Ariel Bravo

Personal information
- Full name: Ariel Fernando Bravo Soldani
- Date of birth: 6 May 1971 (age 55)
- Place of birth: Rosario, Santa Fe, Argentina
- Height: 1.80 m (5 ft 11 in)
- Position: Forward

Youth career
- 0000–1983: El Torito Club
- 1983–1988: Newell's Old Boys

Senior career*
- Years: Team / Apps / (Gls)
- 1989: Unión San Felipe / 27 / (12)
- 1990–1992: Palestino / 87 / (27)
- 1993: O'Higgins / 22 / (2)
- 1994: Cobresal / 30 / (8)
- 1995: Provincial Osorno / 0 / (0)
- 1995: Minervén
- 1996: Coquimbo Unido / 17 / (1)
- 1997: LDU Quito
- 1998: Real San Luis
- 1998: Deportes Concepción / 15 / (3)
- 1999: Unión Magdalena
- 2000: Deportes Antofagasta
- 2003–2004: Utah Blitzz / 25 / (8)

Managerial career
- La Roca FC (youth)
- La Roca FC (assistant)
- La Roca FC (women)

= Ariel Bravo =

Argentine footballer

Ariel Fernando Bravo Soldani (born 6 May 1971) is an Argentine football manager and former player who played as a forward for clubs in South America and North America.

==Playing career==
As a youth player, Bravo was with El Torito Club and Newell's Old Boys in his homeland.

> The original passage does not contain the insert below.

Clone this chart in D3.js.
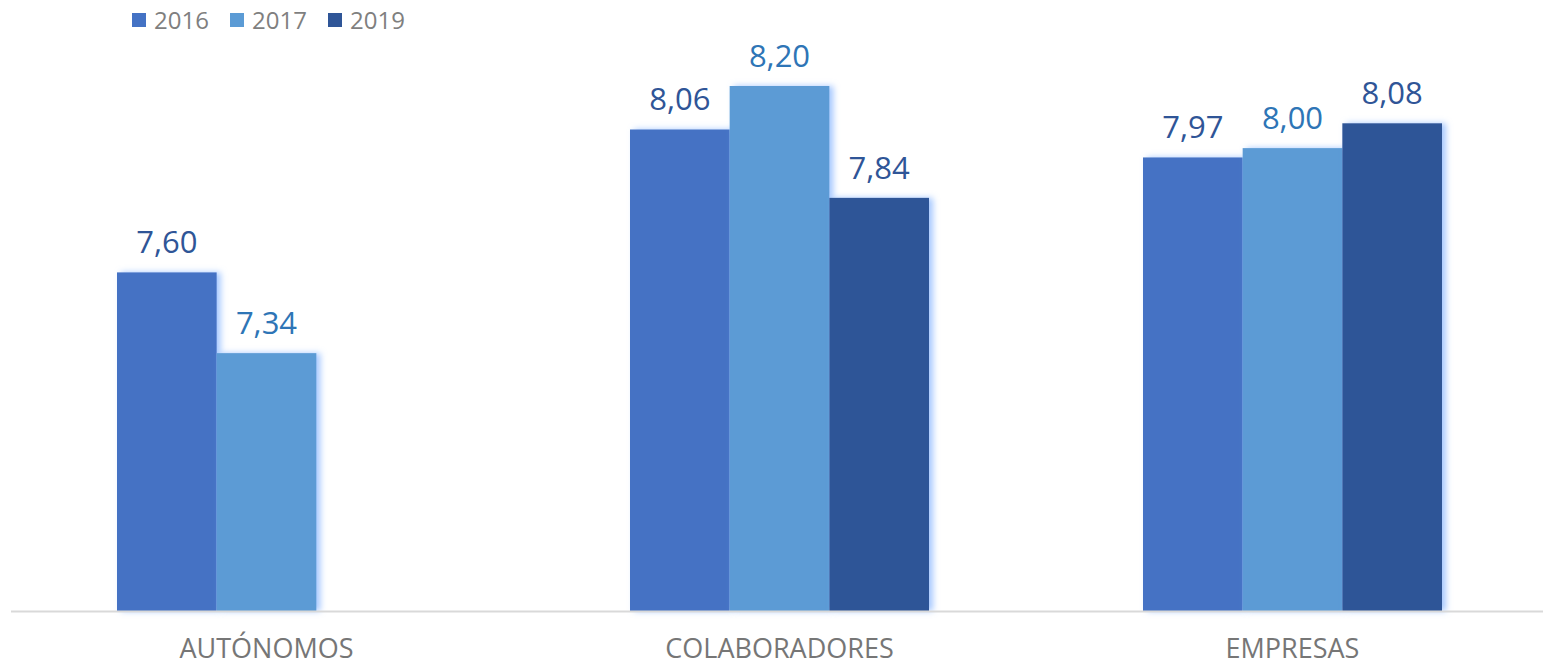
<!DOCTYPE html>
<html>
<head>
<meta charset="utf-8">
<script src="https://cdn.jsdelivr.net/npm/d3@7"></script>
<style>
  body { margin: 0; background: #fff; }
  svg { display: block; font-family: "Open Sans", sans-serif; }
</style>
</head>
<body>
<div id="chart"></div>
<script>
const categories = ['AUTÓNOMOS', 'COLABORADORES', 'EMPRESAS'];
const years = ['2016', '2017', '2019'];
const values2016 = [7.60, 8.06, 7.97];
const values2017 = [7.34, 8.20, 8.00];
const values2019 = [null, 7.84, 8.08];

const barColors = ['#4472C4', '#5B9BD5', '#2F5597'];
const labelColors = ['#2F5597', '#2E75B6', '#2F5597'];

const width = 1543, height = 667;
const baseY = 611;

const rows = categories.map((c, i) => ({
    category: c,
    values: [values2016[i], values2017[i], values2019[i]]
}));

const svg = d3.select('#chart').append('svg')
    .attr('width', width)
    .attr('height', height);

// soft blue glow on bars
const filter = svg.append('defs').append('filter')
    .attr('id', 'glow')
    .attr('x', '-10%').attr('y', '-10%')
    .attr('width', '130%').attr('height', '120%');
filter.append('feDropShadow')
    .attr('dx', 4).attr('dy', 0)
    .attr('stdDeviation', 3)
    .attr('flood-color', '#7fb0ff')
    .attr('flood-opacity', 0.7);

const x0 = d3.scaleBand()
    .domain(categories)
    .range([10, 1549])
    .paddingInner(0)
    .paddingOuter(0);

const x1 = d3.scaleBand()
    .domain(years)
    .range([(x0.bandwidth() - 299) / 2, (x0.bandwidth() + 299) / 2]);

const y = d3.scaleLinear()
    .domain([6.51, 8.2])
    .range([baseY, 86]);

const groups = svg.append('g').selectAll('g')
    .data(rows)
    .enter()
    .append('g')
    .attr('transform', d => 'translate(' + x0(d.category) + ',0)');

const bars = groups.selectAll('g.bar')
    .data(d => d.values.map((v, j) => ({year: years[j], idx: j, value: v})).filter(e => e.value != null))
    .enter()
    .append('g')
    .attr('class', 'bar');

bars.append('rect')
    .attr('x', d => x1(d.year))
    .attr('y', d => y(d.value))
    .attr('width', x1.bandwidth())
    .attr('height', d => baseY - y(d.value))
    .attr('fill', d => barColors[d.idx])
    .attr('filter', 'url(#glow)');

bars.append('text')
    .attr('x', d => x1(d.year) + x1.bandwidth() / 2)
    .attr('y', d => y(d.value) - 19)
    .attr('text-anchor', 'middle')
    .attr('font-size', 31)
    .attr('fill', d => labelColors[d.idx])
    .text(d => d3.format('.2f')(d.value).replace('.', ','));

// x axis
svg.append('line')
    .attr('x1', 11).attr('x2', width)
    .attr('y1', baseY + 0.5).attr('y2', baseY + 0.5)
    .attr('stroke', '#d9d9d9')
    .attr('stroke-width', 2);

svg.append('g').selectAll('text')
    .data(categories)
    .enter()
    .append('text')
    .attr('x', d => x0(d) + x0.bandwidth() / 2)
    .attr('y', 658)
    .attr('text-anchor', 'middle')
    .attr('font-size', 27)
    .attr('fill', '#767676')
    .text(d => d);

// legend
const legendX = [132, 230, 328];
const legend = svg.append('g').selectAll('g')
    .data(years)
    .enter()
    .append('g')
    .attr('transform', (d, i) => 'translate(' + legendX[i] + ',13)');
legend.append('rect')
    .attr('width', 14).attr('height', 14)
    .attr('fill', (d, i) => barColors[i]);
legend.append('text')
    .attr('x', 22).attr('y', 16)
    .attr('font-size', 24)
    .attr('fill', '#7f7f7f')
    .text(d => d);
</script>
</body>
</html>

He moved to Chile and made his professional debut with Unión San Felipe in 1989. In that country, he also played for Palestino, O'Higgins, Cobresal, Provincial Osorno, Coquimbo Unido and Deportes Concepción in the top division. In the second level, he played for Deportes Antofagasta.

Also in South America, he played for Minervén in Venezuela, LDU Quito in Ecuador and Unión Magdalena in Colombia.

In North America, he played for Real San Luis in Mexico and Utah Blitzz in the United States, with whom he won the 2004 USL Pro Soccer League.

==Coaching career==
Bravo has developed his career in the United States, joining club La Roca FC in 2005, whose founder is the Chilean former player Adolfo Ovalle with whom he coincided in Cobresal, as coach of youth players. Since then, he has also served as assistant coach, coach of the women's team and director of coaching.